Valencia Region History & Geography
Alicante, Valencia and Castellón form the three provinces of the Region of Valencia, a widely diverse landscape with more than 450 kilometres of coastline and beaches
along the Mediterranean, bordered by Cataluña to the north and Murcia to the south. With a total area of some 20,0000 square kilometres, yet only 120 kilometres at its widest point, the area has both high mountains and plains, wetlands and beaches, a temperate climate yet with semiarid desert environments and lush forests in the interior. In the north the high rocky outcrops of ancient limestone in the mountainous El Maestrazgo region are fiercely cold in winter and have a benign summer climate. In total contrast the rolling hills of Xátiva in central Valencia province and its fertile agricultural lands have some of the hottest summer temperatures of the entire Region making it popular with sun worshippers.
Two mountain ranges dominate the zone; the ancient Iberian range extending from the north west to the south east, more or less bisecting the area and the younger Bética formation which extends from the south to Cap de la Nao. This younger limestone has given rise to the distinctive high rocks like the Peñon de Ifach crag, a climber's paradise. Where these mountain ranges meet the sea, a dramatic landscape of high cliffs, hidden coves and beaches is created, with reefs offshore providing excellent marine habitats for the rich sea life which abounds off the Valencian coast.

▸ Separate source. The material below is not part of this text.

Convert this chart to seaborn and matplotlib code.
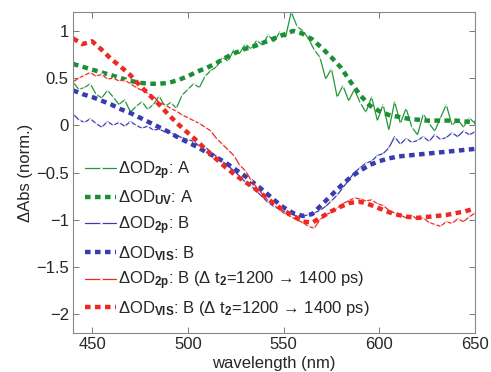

Interspersed with these rugged capes are the wide kilometre long beaches of fine sand for which the Region of Valencia is famous. Some of these beaches are separated from the mainland by large wetlands of brackish water lined with reed beds. These well irrigated areas are well suited to the cultivation of rice, which is an important part of the rich gastronomy of the area, but are also ideal breeding grounds for many species of both resident and visiting migratory birds, making the Region one of the most popular locations for bird watchers during the migrating seasons of spring and autumn.
The diversity of natural habitats means that there is a wide range of flora and fauna in the Region. In the north, deeply wooded valleys of pine and oak trees are interspersed with high moorland covered with juniper bushes and closer to the coast the more typical Mediterranean garrigue of thyme, rosemary and other fragrant herbs can be found. In total, more than three thousand different species of plants and trees can be found within the Region, many of which are unique to the area.
The richness of the land and the variety of habitats mean that the Valencian Region has been settled for many thousands of years. Discoveries of artefacts and paintings in the Parpalló Cave in Gandia indicate that small groups of hunter gatherers were active in the area some 29,000 years before Christ.
As the first maritime trade routes were established in the Mediterranean, both Greeks and the Phoenicians set up small communities and trading settlements on the coast and in the interior.
They have left a permanent mark on the land, with ancient terraces built more than two thousand years ago still lining the rocky valleys of the interior in Alicante close to Jalón.
Following occupation by the Visigoths, of whom little trace remains after the collapse of the Roman empire in 4th century AD, the Muslim invasion in the 8th century marked a dramatic turning point for the region.
Under five centuries of Arab rule the region prospered, with large advances being made in irrigation techniques (the palm plantations of Elche date from this period), the cultivation of rice, the manufacture of paper in the region around Xátiva and centres of learning established in the Region of Valencia and Denia.
One legacy from the Arab era which still exists today is the Tribunal de las Aguas in the regional capital, Valencia, where a council of ordinary people meets every year to discuss the distribution of water.
The period of Moorish occupation also transformed the appearance of all three provinces, with the systematic use of irrigation canals enabling the cultivation of large arid tracts which today are worked as fertile agricultural farm land. The Arab epoch came to an end in the 13th century, although the final expulsion of the last families would not take place for another two centuries, under the rule of Philip II in 1609. Many of the villages deserted by the Moors were taken over by people from the nearby island of Majorca, who in turn brought their own influences to the language and cuisine of the area.
In the 18th century the Region of Valencia made huge strides both in agriculture and industry, with more sophisticated irrigation systems helping to create one of the most productive areas of the entire Iberian peninsula. During this time of rising prosperity the university of Valencia became one of the most prestigious and well known centres of learning in Europe. In the 19th century, with the creation of rail links to Madrid, electrification of the provinces and improved road networks, the Region became one of the most advanced areas of Spain.
A combination of the tough post-war years of the 40’s and 50’s, when the region lost its position as a leading territory of Spain, the industrialisation process and the upsurge of tourism in the 60’s and 70’s and the return of the monarchy heralded a turning point in the Region’s fortunes. Today, as one of the most popular tourist destinations in Spain, with excellent air, road and rail links connections (the High speed AVE links both Alicante and Valencia to the Spanish capital in less than two hours) the Region of Valencia is once again one of the most important cultural and economic powerhouses of contemporary Spain.